Writing Tip for Today: Here are three story must-haves:
In writing, we call the story’s shape an arc. An idea or a character begins at Point A and leads readers through ups and downs to an end point. In classic story arc, we can label points along the arc as Act I, Act II and Act II.
Other ways of thinking of the arc include identifying the point of Inciting Incident, the Things Get Worse part, the Point of No Hope, the Climax and the Resolution or Denouement. These terms can loosely aid you in organizing your story. First, the set-up, then the build-up and finally, the pay off.
All these labels may appear to separate your story into parts, but if you’ve written an effective arc, readers will not necessarily identify each stop along the way. To readers, the important part of an arc is that it begins in one place and ends in another. In the beginning a character wants something (goal) and in the end, readers learn if the character gains that goal or not.
If readers don’t always notice the story’s arc, they never fail to recognize conflict and tension. Good stories lead readers along the path of rising action via tension and conflict. Why? The struggle to gain something lies at the heart of any good story. In other words, if a goal is not hard-won, it probably isn’t worthy of readers’ attention.
We all love to root for underdogs, and we frequently resent those for whom life comes too easily. Readers are much more likely to identify with a story struggle than to an easy-peasy solution. I’ve written before about a story nonstarter: A boy wanted to play the French horn in the school band. So he did. Something must keep this boy from just picking up the horn and playing it without any pushback.
Tension and conflict don’t have to be overt. In fact, good, authentic emotional conflict is usually more powerful than stuff blowing up. We’re taught to play nice but, in a story, playing nice equals boring. Give your story worthy obstacles that your character must overcome.
Tension and conflict don’t have to be overt.
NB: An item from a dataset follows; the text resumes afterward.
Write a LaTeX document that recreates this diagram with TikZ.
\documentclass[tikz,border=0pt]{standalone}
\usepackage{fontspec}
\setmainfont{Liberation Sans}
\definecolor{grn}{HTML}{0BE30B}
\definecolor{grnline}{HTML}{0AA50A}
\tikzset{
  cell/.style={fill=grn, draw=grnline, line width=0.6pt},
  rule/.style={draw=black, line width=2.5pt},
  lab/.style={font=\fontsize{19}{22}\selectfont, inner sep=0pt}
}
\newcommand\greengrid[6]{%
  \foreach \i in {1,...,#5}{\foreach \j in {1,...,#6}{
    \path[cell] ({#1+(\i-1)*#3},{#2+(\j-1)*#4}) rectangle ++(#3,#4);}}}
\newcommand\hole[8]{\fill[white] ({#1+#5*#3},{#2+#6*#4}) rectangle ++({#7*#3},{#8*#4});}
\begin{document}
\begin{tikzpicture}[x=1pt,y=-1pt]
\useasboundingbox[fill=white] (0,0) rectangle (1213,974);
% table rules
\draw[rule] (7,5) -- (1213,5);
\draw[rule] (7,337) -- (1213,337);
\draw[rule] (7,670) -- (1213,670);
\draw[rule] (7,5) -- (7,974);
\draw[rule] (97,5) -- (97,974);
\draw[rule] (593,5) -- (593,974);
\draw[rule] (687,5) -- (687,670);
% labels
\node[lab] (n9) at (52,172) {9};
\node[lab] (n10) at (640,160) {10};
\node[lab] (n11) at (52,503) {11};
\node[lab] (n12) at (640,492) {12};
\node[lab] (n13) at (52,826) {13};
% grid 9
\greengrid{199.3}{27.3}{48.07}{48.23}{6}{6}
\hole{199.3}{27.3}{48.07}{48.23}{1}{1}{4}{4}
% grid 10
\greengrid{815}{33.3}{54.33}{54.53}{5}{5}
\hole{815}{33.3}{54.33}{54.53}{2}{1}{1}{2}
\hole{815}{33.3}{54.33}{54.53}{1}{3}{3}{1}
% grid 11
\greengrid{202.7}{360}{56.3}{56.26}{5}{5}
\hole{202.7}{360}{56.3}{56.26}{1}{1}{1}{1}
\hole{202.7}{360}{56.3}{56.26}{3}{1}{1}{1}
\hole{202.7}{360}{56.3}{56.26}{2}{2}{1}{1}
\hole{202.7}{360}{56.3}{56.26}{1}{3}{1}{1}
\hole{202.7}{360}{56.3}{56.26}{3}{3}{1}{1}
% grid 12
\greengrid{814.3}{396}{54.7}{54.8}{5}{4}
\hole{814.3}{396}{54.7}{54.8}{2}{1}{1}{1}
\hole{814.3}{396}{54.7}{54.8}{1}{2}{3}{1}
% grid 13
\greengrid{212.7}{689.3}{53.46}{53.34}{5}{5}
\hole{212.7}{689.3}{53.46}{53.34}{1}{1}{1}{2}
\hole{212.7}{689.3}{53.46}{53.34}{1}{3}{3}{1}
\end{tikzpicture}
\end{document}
The best stories satisfy because they reach into us and pull out strong and universal needs. We all want to be loved. We need security of a sort and to get it, we often need acceptance or belonging. The pull of these universal human needs draws readers closer into the story, making it ring true in their deepest places.
Other related qualities include the need for food and shelter and health, but the needs most readers identify most are mental and emotional. Acceptance and rejection. Joy and disappointment or despair. Peace or war. Love or loneliness. Belonging or alienation.
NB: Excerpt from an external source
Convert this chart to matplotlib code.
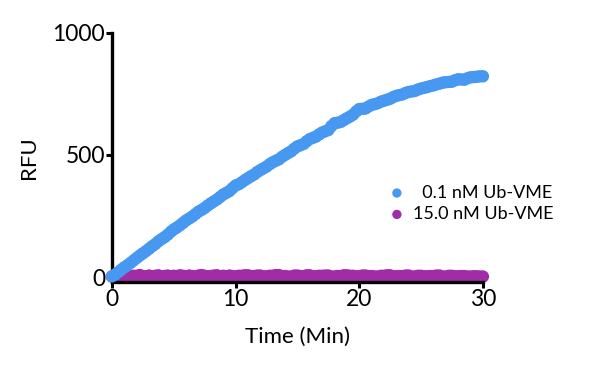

Readers suspend their lives inside a story to feel these needs either being met or unmet by the story’s character. Your story’s exploration of these needs in deep and satisfying ways (read: authentic) often determines whether readers devour your story or close the book. Try to state simply which of these universals your character is exploring in a story. Then add in the specific goal and obstacles he/she faces and what he/she will do to overcome them. If you can winnow out these must-haves, your story arc should appear to you in a far more focused way.